### EXERCISE PROMPT
Reproduce the data below in full and exclude every picture.

### DATA SECTION
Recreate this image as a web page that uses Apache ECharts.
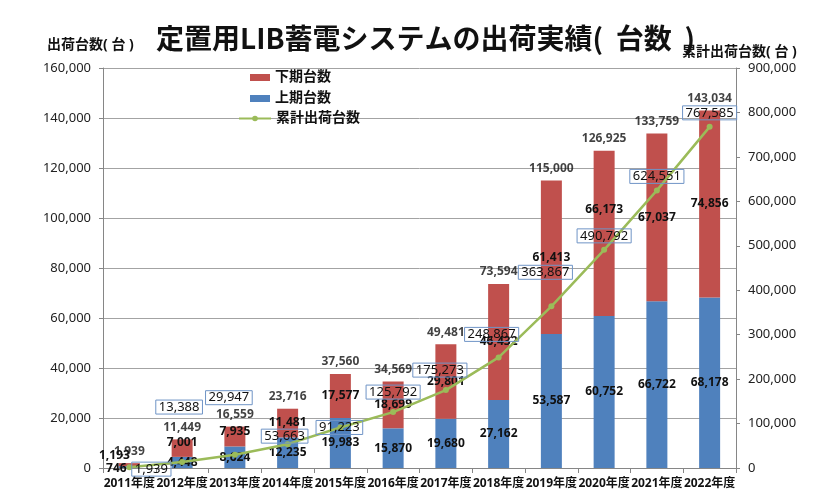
<!DOCTYPE html>
<html>
<head>
<meta charset="utf-8">
<script src="https://cdn.jsdelivr.net/npm/echarts@6/dist/echarts.min.js"></script>
<style>
html,body{margin:0;padding:0;background:#fff;}
#chart{width:830px;height:504px;}
</style>
</head>
<body>
<div id="chart"></div>
<script>
// ---- data ----
var categories = ['2011年度','2012年度','2013年度','2014年度','2015年度','2016年度','2017年度','2018年度','2019年度','2020年度','2021年度','2022年度'];
var firstHalf  = [746, 4448, 8624, 12235, 19983, 15870, 19680, 27162, 53587, 60752, 66722, 68178];   // 上期台数
var secondHalf = [1193, 7001, 7935, 11481, 17577, 18699, 29801, 46432, 61413, 66173, 67037, 74856]; // 下期台数
var cumulative = [1939, 13388, 29947, 53663, 91223, 125792, 175273, 248867, 363867, 490792, 624551, 767585]; // 累計出荷台数
var leftTicks  = {min: 0, max: 160000, interval: 20000};
var rightTicks = {min: 0, max: 900000, interval: 100000};

// ---- label layout tweaks (style, not data) ----
var cumOffsets = [[22,2],[-3,-55],[-6,-57],[-3,-8],[-1,0],[0,-20],[-6,-20],[-7,-23],[-6,-34],[0,-14],[0,-14],[0,-14]];
var redOffsets = {0:[-15,-9], 1:[0,-6], 2:[0,-5], 9:[0,-24]};
var blueOffsets = {0:[-13,2]};

var FONT = "'Noto Sans', 'Noto Sans CJK JP', sans-serif";
function fmt(v){ return Number(v).toLocaleString('en-US'); }

var totals = firstHalf.map(function(v,i){ return v + secondHalf[i]; });

var lblBase = {show:true, fontFamily:FONT, fontSize:12, fontWeight:'bold', color:'#111',
  formatter:function(p){ return fmt(p.value); }};

function barData(arr, offs){
  return arr.map(function(v,i){
    var d = {value:v};
    if (offs[i]) d.label = {offset: offs[i]};
    return d;
  });
}

var option = {
  animation:false,
  backgroundColor:'#fff',
  title:[
    {text:'定置用LIB蓄電システムの出荷実績(  台数  )', left:156, top:24, padding:0,
     textStyle:{fontFamily:"'Noto Sans CJK JP', sans-serif", fontSize:28, fontWeight:'bold', color:'#111'}},
    {text:'出荷台数( 台 )', left:47, top:38, padding:0,
     textStyle:{fontFamily:FONT, fontSize:14, fontWeight:'bold', color:'#111'}},
    {text:'累計出荷台数( 台 )', left:682, top:45, padding:0,
     textStyle:{fontFamily:FONT, fontSize:14, fontWeight:'bold', color:'#111'}}
  ],
  legend:[
    {orient:'vertical', left:250, top:70, itemWidth:20, itemHeight:7, itemGap:6, icon:'rect',
     padding:0, data:['下期台数','上期台数'],
     textStyle:{fontFamily:FONT, fontSize:14, fontWeight:'bold', color:'#111', lineHeight:15}},
    {orient:'vertical', left:238, top:111, itemWidth:32, itemHeight:7, padding:0,
     data:['累計出荷台数'],
     textStyle:{fontFamily:FONT, fontSize:14, fontWeight:'bold', color:'#111', lineHeight:15}}
  ],
  grid:{left:103, right:94, top:68, bottom:36, containLabel:false},
  xAxis:{
    type:'category', data:categories,
    axisLine:{lineStyle:{color:'#868686'}},
    axisTick:{show:true, alignWithLabel:false, length:5, lineStyle:{color:'#868686'}},
    axisLabel:{fontFamily:FONT, fontSize:12, fontWeight:'bold', color:'#111', margin:10, interval:0}
  },
  yAxis:[
    {type:'value', min:leftTicks.min, max:leftTicks.max, interval:leftTicks.interval,
     axisLine:{show:true, lineStyle:{color:'#868686'}},
     axisTick:{show:true, length:4, lineStyle:{color:'#868686'}},
     splitLine:{show:true, lineStyle:{color:'#a3a3a3'}},
     axisLabel:{fontFamily:FONT, fontSize:13, color:'#222', margin:12, formatter:fmt}},
    {type:'value', min:rightTicks.min, max:rightTicks.max, interval:rightTicks.interval,
     position:'right',
     axisLine:{show:true, lineStyle:{color:'#868686'}},
     axisTick:{show:true, length:4, lineStyle:{color:'#868686'}},
     splitLine:{show:false},
     axisLabel:{fontFamily:FONT, fontSize:13, color:'#222', margin:12, formatter:fmt}}
  ],
  series:[
    {name:'上期台数', type:'bar', stack:'s', barWidth:21, yAxisIndex:0,
     itemStyle:{color:'#4F81BD'},
     label:Object.assign({}, lblBase, {position:'inside'}),
     data:barData(firstHalf, blueOffsets)},
    {name:'下期台数', type:'bar', stack:'s', barWidth:21, yAxisIndex:0,
     itemStyle:{color:'#C0504D'},
     label:Object.assign({}, lblBase, {position:'inside'}),
     data:barData(secondHalf, redOffsets)},
    {name:'合計', type:'scatter', yAxisIndex:0, symbolSize:0.1, z:5,
     label:Object.assign({}, lblBase, {position:'top', distance:6}),
     data:totals},
    {name:'累計出荷台数', type:'line', yAxisIndex:1, z:6,
     lineStyle:{color:'#9BBB59', width:2.5},
     itemStyle:{color:'#9BBB59'},
     symbol:'circle', symbolSize:6, showAllSymbol:true,
     label:{show:true, position:'inside', fontFamily:FONT, fontSize:13, color:'#111',
       borderColor:'#6F94C6', borderWidth:1, padding:[1,3,0,3],
       formatter:function(p){ return fmt(p.value); }},
     data:cumulative.map(function(v,i){ return {value:v, label:{offset:cumOffsets[i]}}; })}
  ]
};

var chart = echarts.init(document.getElementById('chart'), null, {renderer:'canvas'});
chart.setOption(option);
</script>
</body>
</html>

### EXPECTED ANSWER
Recreate this image as a web page that uses Apache ECharts.
<!DOCTYPE html>
<html>
<head>
<meta charset="utf-8">
<script src="https://cdn.jsdelivr.net/npm/echarts@6/dist/echarts.min.js"></script>
<style>
html,body{margin:0;padding:0;background:#fff;}
#chart{width:830px;height:504px;}
</style>
</head>
<body>
<div id="chart"></div>
<script>
// ---- data ----
var categories = ['2011年度','2012年度','2013年度','2014年度','2015年度','2016年度','2017年度','2018年度','2019年度','2020年度','2021年度','2022年度'];
var firstHalf  = [746, 4448, 8624, 12235, 19983, 15870, 19680, 27162, 53587, 60752, 66722, 68178];   // 上期台数
var secondHalf = [1193, 7001, 7935, 11481, 17577, 18699, 29801, 46432, 61413, 66173, 67037, 74856]; // 下期台数
var cumulative = [1939, 13388, 29947, 53663, 91223, 125792, 175273, 248867, 363867, 490792, 624551, 767585]; // 累計出荷台数
var leftTicks  = {min: 0, max: 160000, interval: 20000};
var rightTicks = {min: 0, max: 900000, interval: 100000};

// ---- label layout tweaks (style, not data) ----
var cumOffsets = [[22,2],[-3,-55],[-6,-57],[-3,-8],[-1,0],[0,-20],[-6,-20],[-7,-23],[-6,-34],[0,-14],[0,-14],[0,-14]];
var redOffsets = {0:[-15,-9], 1:[0,-6], 2:[0,-5], 9:[0,-24]};
var blueOffsets = {0:[-13,2]};

var FONT = "'Noto Sans', 'Noto Sans CJK JP', sans-serif";
function fmt(v){ return Number(v).toLocaleString('en-US'); }

var totals = firstHalf.map(function(v,i){ return v + secondHalf[i]; });

var lblBase = {show:true, fontFamily:FONT, fontSize:12, fontWeight:'bold', color:'#111',
  formatter:function(p){ return fmt(p.value); }};

function barData(arr, offs){
  return arr.map(function(v,i){
    var d = {value:v};
    if (offs[i]) d.label = {offset: offs[i]};
    return d;
  });
}

var option = {
  animation:false,
  backgroundColor:'#fff',
  title:[
    {text:'定置用LIB蓄電システムの出荷実績(  台数  )', left:156, top:24, padding:0,
     textStyle:{fontFamily:"'Noto Sans CJK JP', sans-serif", fontSize:28, fontWeight:'bold', color:'#111'}},
    {text:'出荷台数( 台 )', left:47, top:38, padding:0,
     textStyle:{fontFamily:FONT, fontSize:14, fontWeight:'bold', color:'#111'}},
    {text:'累計出荷台数( 台 )', left:682, top:45, padding:0,
     textStyle:{fontFamily:FONT, fontSize:14, fontWeight:'bold', color:'#111'}}
  ],
  legend:[
    {orient:'vertical', left:250, top:70, itemWidth:20, itemHeight:7, itemGap:6, icon:'rect',
     padding:0, data:['下期台数','上期台数'],
     textStyle:{fontFamily:FONT, fontSize:14, fontWeight:'bold', color:'#111', lineHeight:15}},
    {orient:'vertical', left:238, top:111, itemWidth:32, itemHeight:7, padding:0,
     data:['累計出荷台数'],
     textStyle:{fontFamily:FONT, fontSize:14, fontWeight:'bold', color:'#111', lineHeight:15}}
  ],
  grid:{left:103, right:94, top:68, bottom:36, containLabel:false},
  xAxis:{
    type:'category', data:categories,
    axisLine:{lineStyle:{color:'#868686'}},
    axisTick:{show:true, alignWithLabel:false, length:5, lineStyle:{color:'#868686'}},
    axisLabel:{fontFamily:FONT, fontSize:12, fontWeight:'bold', color:'#111', margin:10, interval:0}
  },
  yAxis:[
    {type:'value', min:leftTicks.min, max:leftTicks.max, interval:leftTicks.interval,
     axisLine:{show:true, lineStyle:{color:'#868686'}},
     axisTick:{show:true, length:4, lineStyle:{color:'#868686'}},
     splitLine:{show:true, lineStyle:{color:'#a3a3a3'}},
     axisLabel:{fontFamily:FONT, fontSize:13, color:'#222', margin:12, formatter:fmt}},
    {type:'value', min:rightTicks.min, max:rightTicks.max, interval:rightTicks.interval,
     position:'right',
     axisLine:{show:true, lineStyle:{color:'#868686'}},
     axisTick:{show:true, length:4, lineStyle:{color:'#868686'}},
     splitLine:{show:false},
     axisLabel:{fontFamily:FONT, fontSize:13, color:'#222', margin:12, formatter:fmt}}
  ],
  series:[
    {name:'上期台数', type:'bar', stack:'s', barWidth:21, yAxisIndex:0,
     itemStyle:{color:'#4F81BD'},
     label:Object.assign({}, lblBase, {position:'inside'}),
     data:barData(firstHalf, blueOffsets)},
    {name:'下期台数', type:'bar', stack:'s', barWidth:21, yAxisIndex:0,
     itemStyle:{color:'#C0504D'},
     label:Object.assign({}, lblBase, {position:'inside'}),
     data:barData(secondHalf, redOffsets)},
    {name:'合計', type:'scatter', yAxisIndex:0, symbolSize:0.1, z:5,
     label:Object.assign({}, lblBase, {position:'top', distance:6}),
     data:totals},
    {name:'累計出荷台数', type:'line', yAxisIndex:1, z:6,
     lineStyle:{color:'#9BBB59', width:2.5},
     itemStyle:{color:'#9BBB59'},
     symbol:'circle', symbolSize:6, showAllSymbol:true,
     label:{show:true, position:'inside', fontFamily:FONT, fontSize:13, color:'#111',
       borderColor:'#6F94C6', borderWidth:1, padding:[1,3,0,3],
       formatter:function(p){ return fmt(p.value); }},
     data:cumulative.map(function(v,i){ return {value:v, label:{offset:cumOffsets[i]}}; })}
  ]
};

var chart = echarts.init(document.getElementById('chart'), null, {renderer:'canvas'});
chart.setOption(option);
</script>
</body>
</html>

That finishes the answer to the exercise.